Türkiye Kamu-Sen Genel Başkanı Önder Kahveci, Çin'de yaşananların boyutlarının soykırıma dönüştüğünü söyledi.
Doğu Türkistan'da yaşanan insanlık dramına son vermenin, insanlığın üzerine düşen tarihi bir sorumluluk olduğunu dile getiren Kahveci, "Birilerinin vicdanlarının sızlaması için daha kaç Müslümanın kanı akmalı? Kaç çocuk zehirli gazlarla boğulmalı? Kaç kadına tecavüz edilmeli? Kaç genç parçalanmalıdır?" dedi. Birleşmiş Milletleri (BM), duruma müdahale etmek ve olayların önlenemez noktalara gelmesini engellemek için harekete geçmeye çağıran Kahveci, "İşgal altındaki Türkistan'ın çığlığı bir türlü duyulmamakta, akan kan Türk'ün olunca kulaklar sağır, gözler kör olmaktadır. İşgalin 70. yılında Türkiye Kamu-Sen olarak insanlık katledilmeden, yaşanan trajedi daha da büyümeden önce ulusal ve uluslararası tüm yetkilileri Doğu Türkistan'da yaşanan bu katliamı durdurmak üzere yetkili organlarını harekete geçirmeye ve etkili tedbirler almaya çağırıyoruz " diye konuştu.

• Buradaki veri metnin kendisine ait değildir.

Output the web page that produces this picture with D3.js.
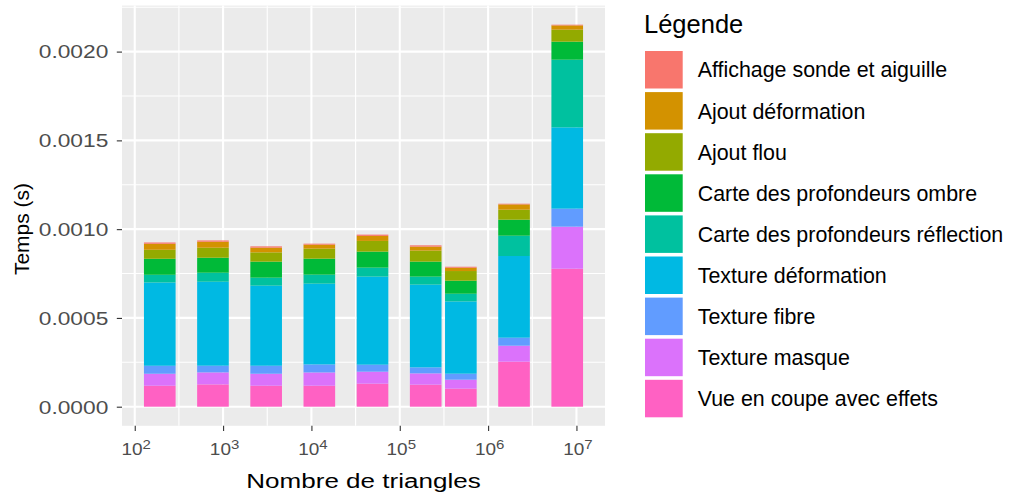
<!DOCTYPE html>
<html>
<head>
<meta charset="utf-8">
<script src="https://cdn.jsdelivr.net/npm/d3@7"></script>
<style>
  body { margin: 0; background: #ffffff; }
  text { font-family: "Liberation Sans", Arial, Helvetica, sans-serif; }
</style>
</head>
<body>
<svg id="chart" width="1010" height="497"></svg>
<script>
// Number of triangles of each mesh
const triangles = [192, 768, 3072, 12288, 49152, 196608, 491520, 1966080, 7864320];

// Legend order (top of legend = top of stack)
const seriesNames = [
  "Affichage sonde et aiguille",
  "Ajout déformation",
  "Ajout flou",
  "Carte des profondeurs ombre",
  "Carte des profondeurs réflection",
  "Texture déformation",
  "Texture fibre",
  "Texture masque",
  "Vue en coupe avec effets"
];

// Time per step (seconds), one value per mesh
const affichageSonde   = [0.0000073, 0.0000073, 0.0000073, 0.0000056, 0.0000073, 0.0000073, 0.0000056, 0.0000039, 0.0000039];
const ajoutDeformation = [0.0000338, 0.0000338, 0.0000265, 0.0000225, 0.0000282, 0.0000225, 0.0000186, 0.0000299, 0.0000242];
const ajoutFlou        = [0.0000507, 0.0000563, 0.0000524, 0.0000563, 0.0000603, 0.0000620, 0.0000546, 0.0000563, 0.0000676];
const carteOmbre       = [0.0000901, 0.0000845, 0.0000901, 0.0000901, 0.0000901, 0.0000845, 0.0000732, 0.0000901, 0.0001014];
const carteReflection  = [0.0000434, 0.0000507, 0.0000451, 0.0000507, 0.0000507, 0.0000451, 0.0000434, 0.0001144, 0.0003810];
const textureDeform    = [0.0004690, 0.0004730, 0.0004510, 0.0004550, 0.0004960, 0.0004660, 0.0004070, 0.0004600, 0.0004580];
const textureFibre     = [0.0000450, 0.0000377, 0.0000451, 0.0000451, 0.0000394, 0.0000338, 0.0000338, 0.0000451, 0.0001014];
const textureMasque    = [0.0000676, 0.0000676, 0.0000676, 0.0000749, 0.0000676, 0.0000637, 0.0000507, 0.0000901, 0.0002370];
const vueCoupe         = [0.0001180, 0.0001256, 0.0001180, 0.0001180, 0.0001296, 0.0001240, 0.0001014, 0.0002535, 0.0007770];

const seriesValues = [affichageSonde, ajoutDeformation, ajoutFlou, carteOmbre, carteReflection,
                      textureDeform, textureFibre, textureMasque, vueCoupe];

const yTickValues = [0, 0.0005, 0.001, 0.0015, 0.002];
const xTickExponents = [2, 3, 4, 5, 6, 7];

const palette = ["#F8766D", "#D39200", "#93AA00", "#00BA38", "#00C19F",
                 "#00B9E3", "#619CFF", "#DB72FB", "#FF61C3"];

// ---------- layout ----------
const svg = d3.select("#chart");
const panel = { left: 122, right: 605, top: 5.6, bottom: 425.8 };
const FONT = "Liberation Sans, Arial, sans-serif";

// ---------- data table ----------
const rows = triangles.map((n, i) => {
  const r = { n };
  seriesNames.forEach((s, k) => { r[s] = seriesValues[k][i]; });
  return r;
});
const stackKeys = seriesNames.slice().reverse(); // bottom of stack first
const stacked = d3.stack().keys(stackKeys)(rows);
const color = d3.scaleOrdinal().domain(seriesNames).range(palette);

// ---------- scales ----------
const logs = triangles.map(Math.log10);
let minGap = Infinity;
for (let i = 1; i < logs.length; i++) minGap = Math.min(minGap, logs[i] - logs[i - 1]);
const halfW = 0.45 * minGap;                     // bar width = 90% of smallest spacing (log space)
const lo = d3.min(logs) - halfW, hi = d3.max(logs) + halfW;
const xPad = 0.05 * (hi - lo);
const x = d3.scaleLog()
  .domain([Math.pow(10, lo - xPad), Math.pow(10, hi + xPad)])
  .range([panel.left, panel.right]);

const maxTotal = d3.max(rows, r => d3.sum(seriesNames, s => r[s]));
const y = d3.scaleLinear()
  .domain([-0.05 * maxTotal, 1.05 * maxTotal])
  .range([panel.bottom, panel.top]);

// ---------- panel background & grid ----------
svg.append("rect")
  .attr("x", panel.left).attr("y", panel.top)
  .attr("width", panel.right - panel.left).attr("height", panel.bottom - panel.top)
  .attr("fill", "#EBEBEB");

const grid = svg.append("g");
const [yLo, yHi] = y.domain();
const yMinor = d3.range(-0.00025, 0.0025, 0.0005).filter(v => v > yLo && v < yHi);
const [dLo, dHi] = x.domain().map(Math.log10);
const xMinor = d3.range(1.5, 8, 1).filter(v => v > dLo && v < dHi);

grid.selectAll(".ymin").data(yMinor).join("line")
  .attr("x1", panel.left).attr("x2", panel.right)
  .attr("y1", d => y(d)).attr("y2", d => y(d))
  .attr("stroke", "#ffffff").attr("stroke-width", 1.1);
grid.selectAll(".xmin").data(xMinor).join("line")
  .attr("y1", panel.top).attr("y2", panel.bottom)
  .attr("x1", d => x(Math.pow(10, d))).attr("x2", d => x(Math.pow(10, d)))
  .attr("stroke", "#ffffff").attr("stroke-width", 1.1);
grid.selectAll(".ymaj").data(yTickValues).join("line")
  .attr("x1", panel.left).attr("x2", panel.right)
  .attr("y1", d => y(d)).attr("y2", d => y(d))
  .attr("stroke", "#ffffff").attr("stroke-width", 2.1);
grid.selectAll(".xmaj").data(xTickExponents).join("line")
  .attr("y1", panel.top).attr("y2", panel.bottom)
  .attr("x1", d => x(Math.pow(10, d))).attr("x2", d => x(Math.pow(10, d)))
  .attr("stroke", "#ffffff").attr("stroke-width", 2.1);

// ---------- stacked bars ----------
const barX0 = n => x(Math.pow(10, Math.log10(n) - halfW));
const barX1 = n => x(Math.pow(10, Math.log10(n) + halfW));
svg.append("g").selectAll("g").data(stacked).join("g")
  .attr("fill", d => color(d.key))
  .selectAll("rect").data(d => d).join("rect")
  .attr("x", d => barX0(d.data.n))
  .attr("width", d => barX1(d.data.n) - barX0(d.data.n))
  .attr("y", d => y(d[1]))
  .attr("height", d => y(d[0]) - y(d[1]));

// ---------- axes ----------
const yAxis = svg.append("g")
  .attr("transform", `translate(${panel.left},0)`)
  .call(d3.axisLeft(y).tickValues(yTickValues).tickFormat(d3.format(".4f")).tickSize(5.2));
yAxis.select(".domain").remove();
yAxis.selectAll(".tick line").attr("stroke", "#333333").attr("stroke-width", 1.1);
yAxis.selectAll(".tick text")
  .attr("x", 0).attr("dy", "0.36em")
  .attr("transform", "translate(-13.7,0) scale(1.3,1)")
  .attr("fill", "#4D4D4D").attr("font-size", 17.5).attr("font-family", FONT);

const xAxis = svg.append("g")
  .attr("transform", `translate(0,${panel.bottom})`)
  .call(d3.axisBottom(x).tickValues(xTickExponents.map(e => Math.pow(10, e))).tickFormat("").tickSize(5.2));
xAxis.select(".domain").remove();
xAxis.selectAll(".tick line").attr("stroke", "#333333").attr("stroke-width", 1.1);
xAxis.selectAll(".tick").each(function (d) {
  const t = d3.select(this).append("text")
    .attr("transform", "translate(1,29.3) scale(1.2,1)")
    .attr("text-anchor", "middle")
    .attr("fill", "#4D4D4D").attr("font-size", 15.8).attr("font-family", FONT);
  t.append("tspan").text("10");
  t.append("tspan").attr("dy", -6.5).attr("font-size", 12.5).text(String(Math.round(Math.log10(d))));
});

// axis titles
svg.append("text")
  .attr("transform", `translate(${(panel.left + panel.right) / 2},488) scale(1.24,1)`)
  .attr("text-anchor", "middle").attr("font-size", 21).attr("fill", "#000")
  .text("Nombre de triangles");
svg.append("text")
  .attr("transform", `translate(28.5,229) rotate(-90)`)
  .attr("text-anchor", "middle").attr("font-size", 21).attr("fill", "#000")
  .text("Temps (s)");

// ---------- legend ----------
const legend = svg.append("g").attr("transform", "translate(644,0)");
legend.append("text").attr("x", 0).attr("y", 33.3).attr("font-size", 25.5).attr("fill", "#000")
  .text("Légende");
const item = legend.selectAll(".item").data(seriesNames).join("g")
  .attr("transform", (d, i) => `translate(0,${51 + i * 41.1})`);
item.append("rect").attr("x", 1).attr("y", 0).attr("width", 37.7).attr("height", 37.5)
  .attr("fill", d => color(d));
item.append("text").attr("x", 53.7).attr("y", 18.75).attr("dy", "0.36em")
  .attr("font-size", 21.4).attr("fill", "#000").text(d => d);
</script>
</body>
</html>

Doğu Türkistan Milli Meclisi Başkanı Seyit Tümtürk de 3 ile 5 milyon Doğu Türkistanlı Müslüman Türk'ün kamplarda işkence gördüğünü, her türlü insan hakları ihlallerine maruz kaldığını söyledi. Burada yaşananların, BM ve uluslararası kuruluşların raporlarıyla ortaya çıktığını belirten Tümtürk, din adamlarının, halk ozanlarının, milli şairlerin "ideolojik arındırma" ve "mesleki kurs edinme" adı altında "soykırımın birer malzemesi" haline getirildiğini söyledi. Tümtürk, "Doğu Türkistan, Türk milletinin Kıbrıs meselesi gibi namusudur. Hiçbir siyasi partinin tekelinde değildir. Türk milleti Doğu Türkistan'ın gerçek sahibidir" dedi.